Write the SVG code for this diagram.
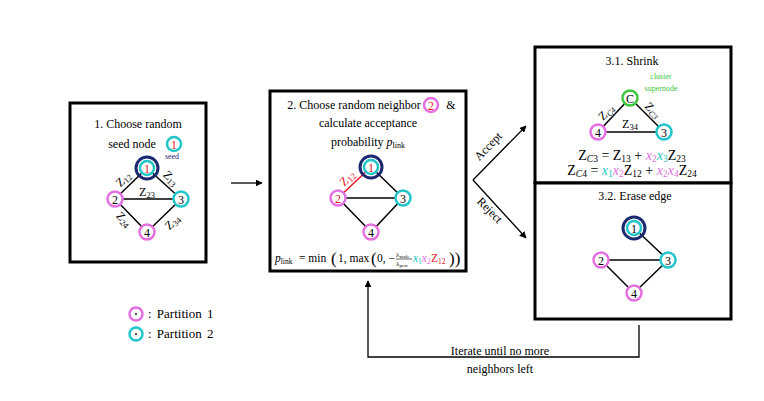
<svg xmlns="http://www.w3.org/2000/svg" width="764" height="401" viewBox="0 0 764 401">
<defs>
<marker id="ah" viewBox="0 0 10 10" refX="9" refY="5" markerWidth="7" markerHeight="7" markerUnits="userSpaceOnUse" orient="auto">
<path d="M0,0 L10,5 L0,10 z" fill="#000"/>
</marker>
<style>
text{font-family:"Liberation Serif","Times New Roman",serif;fill:#000}
.t{font-size:12px;text-anchor:middle}
.n{font-size:12px;text-anchor:middle;dominant-baseline:central}
.z{font-size:12px;text-anchor:middle}
.box{fill:#fff;stroke:#000;stroke-width:3}
.e{stroke:#000;stroke-width:1.5;fill:none}
.p{fill:#fff;stroke:#e36fe0;stroke-width:2.5}
.c{fill:#fff;stroke:#22c5c9;stroke-width:2.5}
.g{fill:#fff;stroke:#3cc83c;stroke-width:2.5}
.s{fill:none;stroke:#1c2870;stroke-width:3}
.red{fill:#e8141e}
.pk{fill:#e36fe0}
.cy{fill:#22c5c9}
.ln{stroke:#000;stroke-width:1.3;fill:none}
</style>
</defs>

<g id="connectors">
<line class="ln" x1="231" y1="183" x2="262" y2="183" marker-end="url(#ah)"/>
<line class="ln" x1="473" y1="180" x2="526" y2="126" marker-end="url(#ah)"/>
<line class="ln" x1="473" y1="180" x2="526" y2="238" marker-end="url(#ah)"/>
<text class="z" transform="translate(491,149) rotate(-46)">Accept</text>
<text class="z" transform="translate(487,213) rotate(46)">Reject</text>
<polyline class="ln" points="639,325 639,357 368,357 368,281" marker-end="url(#ah)"/>
<text class="t" x="500" y="355">Iterate until no more</text>
<text class="t" x="500" y="373">neighbors left</text>
</g>

<g id="step1">
<rect class="box" x="70" y="103" width="136" height="159"/>
<text class="t" x="138" y="128">1. Choose random</text>
<text class="t" x="132" y="148">seed node</text>
<circle class="c" cx="174" cy="144" r="7"/>
<text class="n red" x="174" y="144.5">1</text>
<line class="e" x1="147" y1="168" x2="115" y2="199"/>
<line class="e" x1="147" y1="168" x2="181" y2="199"/>
<line class="e" x1="115" y1="199" x2="181" y2="199"/>
<line class="e" x1="115" y1="199" x2="147" y2="232"/>
<line class="e" x1="181" y1="199" x2="147" y2="232"/>
<text class="z" transform="translate(126,182) rotate(-45)">Z<tspan font-size="8.5" dy="2">12</tspan></text>
<text class="z" transform="translate(168,181) rotate(45)">Z<tspan font-size="8.5" dy="2">13</tspan></text>
<text class="z" x="147" y="196">Z<tspan font-size="8.5" dy="2">23</tspan></text>
<text class="z" transform="translate(121,222) rotate(45)">Z<tspan font-size="8.5" dy="2">24</tspan></text>
<text class="z" transform="translate(175,225) rotate(-45)">Z<tspan font-size="8.5" dy="2">34</tspan></text>
<text x="172" y="159" font-size="8" style="fill:#1c2870" text-anchor="middle">seed</text>
<g id="s1n1"><circle class="s" cx="147" cy="168" r="11"/><circle class="c" cx="147" cy="168" r="7"/><text class="n red" x="147" y="168.5">1</text></g>
<g id="s1n2"><circle class="p" cx="115" cy="199" r="7.5"/><text class="n" x="115" y="199.5">2</text></g>
<g id="s1n3"><circle class="c" cx="181" cy="199" r="7.5"/><text class="n" x="181" y="199.5">3</text></g>
<g id="s1n4"><circle class="p" cx="147" cy="232" r="7.5"/><text class="n" x="147" y="232.5">4</text></g>
</g>

<g id="step2">
<rect class="box" x="270" y="91" width="196" height="180"/>
<text class="t" x="354" y="109">2. Choose random neighbor</text>
<circle class="p" cx="431" cy="105" r="7"/>
<text class="n red" x="431" y="105.5">2</text>
<text class="t" x="451" y="109">&amp;</text>
<text class="t" x="368" y="127">calculate acceptance</text>
<text class="t" x="368" y="146">probability <tspan font-style="italic">p</tspan><tspan font-size="8" dy="2">link</tspan></text>
<line x1="371" y1="167" x2="338" y2="198" stroke="#e8141e" stroke-width="1.5"/>
<line class="e" x1="371" y1="167" x2="403" y2="198"/>
<line class="e" x1="338" y1="198" x2="403" y2="198"/>
<line class="e" x1="338" y1="198" x2="371" y2="232"/>
<line class="e" x1="403" y1="198" x2="371" y2="232"/>
<text class="z red" font-size="13" transform="translate(350,181) rotate(-45)">Z<tspan font-size="9" dy="2">12</tspan></text>
<g id="s2n1"><circle class="s" cx="371" cy="167" r="11"/><circle class="c" cx="371" cy="167" r="7"/><text class="n red" x="371" y="167.5">1</text></g>
<g id="s2n2"><circle class="p" cx="338" cy="198" r="7.5"/><text class="n red" x="338" y="198.5">2</text></g>
<g id="s2n3"><circle class="c" cx="403" cy="198" r="7.5"/><text class="n" x="403" y="198.5">3</text></g>
<g id="s2n4"><circle class="p" cx="371" cy="232" r="7.5"/><text class="n" x="371" y="232.5">4</text></g>
<text x="275" y="262" font-size="11.5"><tspan font-style="italic">p</tspan><tspan font-size="7.5" dy="1.5">link</tspan><tspan dy="-1.5" x="299">= min</tspan><tspan font-size="17" dy="2" x="331">(</tspan><tspan dy="-2" x="338">1, max</tspan><tspan font-size="17" dy="2" x="371">(</tspan><tspan dy="-2" x="377">0, −</tspan></text>
<text x="396" y="257" font-size="7">λ<tspan font-size="5" dy="1">scale</tspan></text>
<line x1="396" y1="259" x2="412" y2="259" stroke="#000" stroke-width="0.6"/>
<text x="396" y="266" font-size="7">λ<tspan font-size="5" dy="1">perc</tspan></text>
<text x="413" y="262" font-size="11.5"><tspan class="cy" font-style="italic">x</tspan><tspan class="cy" font-size="7.5" dy="1.5">1</tspan><tspan class="pk" font-style="italic" dy="-1.5">x</tspan><tspan class="pk" font-size="7.5" dy="1.5">2</tspan><tspan class="red" dy="-1.5" x="431">Z</tspan><tspan class="red" font-size="7.5" dy="1.5">12</tspan><tspan font-size="17" dy="0.5" x="449">))</tspan></text>
</g>

<g id="step31">
<rect class="box" x="535" y="47" width="196" height="136"/>
<text class="t" x="632" y="65">3.1. Shrink</text>
<text x="661" y="79" font-size="8" text-anchor="middle" style="fill:#3cc83c">cluster</text>
<text x="661" y="91" font-size="8" text-anchor="middle" style="fill:#3cc83c">supernode</text>
<line class="e" x1="630" y1="98" x2="598" y2="132"/>
<line class="e" x1="630" y1="98" x2="664" y2="132"/>
<line class="e" x1="598" y1="132" x2="664" y2="132"/>
<text class="z" transform="translate(609,115) rotate(-45)">Z<tspan font-size="8" font-style="italic" dy="2">C4</tspan></text>
<text class="z" transform="translate(650,113) rotate(45)">Z<tspan font-size="8" font-style="italic" dy="2">C3</tspan></text>
<text class="z" x="630" y="128">Z<tspan font-size="8.5" dy="2">34</tspan></text>
<g id="nC"><circle class="g" cx="630" cy="98" r="7.5"/><text class="n" x="630" y="98.5">C</text></g>
<g id="s31n4"><circle class="p" cx="598" cy="132" r="7.5"/><text class="n" x="598" y="132.5">4</text></g>
<g id="s31n3"><circle class="c" cx="664" cy="132" r="7.5"/><text class="n" x="664" y="132.5">3</text></g>
<text x="632" y="160" font-size="14" text-anchor="middle">Z<tspan font-size="9.5" font-style="italic" dy="2">C</tspan><tspan font-size="9.5">3</tspan><tspan dy="-2"> = Z</tspan><tspan font-size="9.5" dy="2">13</tspan><tspan dy="-2"> + </tspan><tspan class="pk" font-style="italic">x</tspan><tspan class="pk" font-size="9.5" dy="2">2</tspan><tspan class="cy" font-style="italic" dy="-2">x</tspan><tspan class="cy" font-size="9.5" dy="2">3</tspan><tspan dy="-2">Z</tspan><tspan font-size="9.5" dy="2">23</tspan></text>
<text x="632" y="175" font-size="14" text-anchor="middle">Z<tspan font-size="9.5" font-style="italic" dy="2">C</tspan><tspan font-size="9.5">4</tspan><tspan dy="-2"> = </tspan><tspan class="cy" font-style="italic">x</tspan><tspan class="cy" font-size="9.5" dy="2">1</tspan><tspan class="pk" font-style="italic" dy="-2">x</tspan><tspan class="pk" font-size="9.5" dy="2">2</tspan><tspan dy="-2">Z</tspan><tspan font-size="9.5" dy="2">12</tspan><tspan dy="-2"> + </tspan><tspan class="pk" font-style="italic">x</tspan><tspan class="pk" font-size="9.5" dy="2">2</tspan><tspan class="pk" font-style="italic" dy="-2">x</tspan><tspan class="pk" font-size="9.5" dy="2">4</tspan><tspan dy="-2">Z</tspan><tspan font-size="9.5" dy="2">24</tspan></text>
</g>

<g id="step32">
<rect class="box" x="535" y="183" width="196" height="136"/>
<text class="t" x="635" y="200">3.2. Erase edge</text>
<line class="e" x1="634" y1="228" x2="668" y2="260"/>
<line class="e" x1="601" y1="260" x2="668" y2="260"/>
<line class="e" x1="601" y1="260" x2="634" y2="293"/>
<line class="e" x1="668" y1="260" x2="634" y2="293"/>
<g id="s32n1"><circle class="s" cx="634" cy="228" r="11"/><circle class="c" cx="634" cy="228" r="7"/><text class="n" x="634" y="228.5">1</text></g>
<g id="s32n2"><circle class="p" cx="601" cy="260" r="7.5"/><text class="n" x="601" y="260.5">2</text></g>
<g id="s32n3"><circle class="c" cx="668" cy="260" r="7.5"/><text class="n" x="668" y="260.5">3</text></g>
<g id="s32n4"><circle class="p" cx="634" cy="293" r="7.5"/><text class="n" x="634" y="293.5">4</text></g>
</g>

<g id="legend">
<circle class="p" cx="136" cy="314" r="6.5"/>
<circle cx="136" cy="314" r="0.9" fill="#000"/>
<text x="148" y="318" font-size="13" word-spacing="2">: Partition 1</text>
<circle class="c" cx="136" cy="334" r="6.5"/>
<circle cx="136" cy="334" r="0.9" fill="#000"/>
<text x="148" y="338" font-size="13" word-spacing="2">: Partition 2</text>
</g>
</svg>
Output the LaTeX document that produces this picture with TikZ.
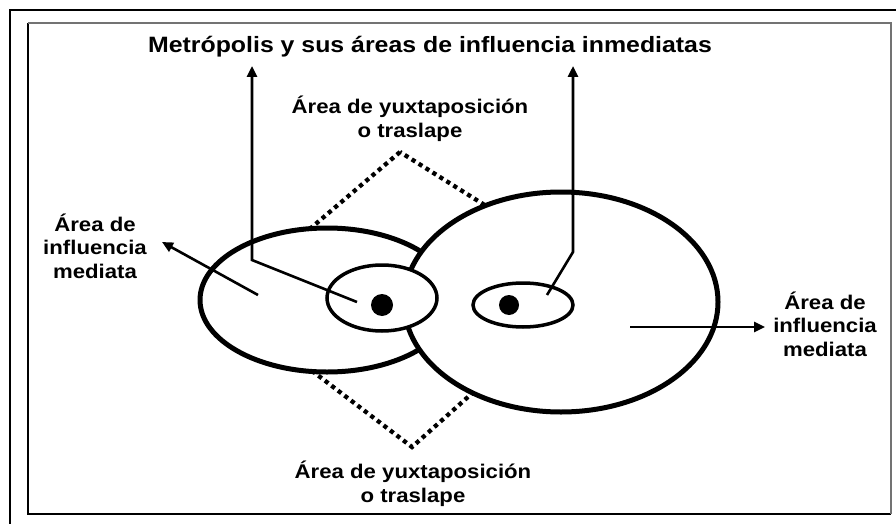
————————
◆ Task objective ◆
Read the entries and show each line that mentions "this".

◆ The answer ◆
Write the SVG code for this diagram.
Output the LaTeX document that produces this picture with TikZ.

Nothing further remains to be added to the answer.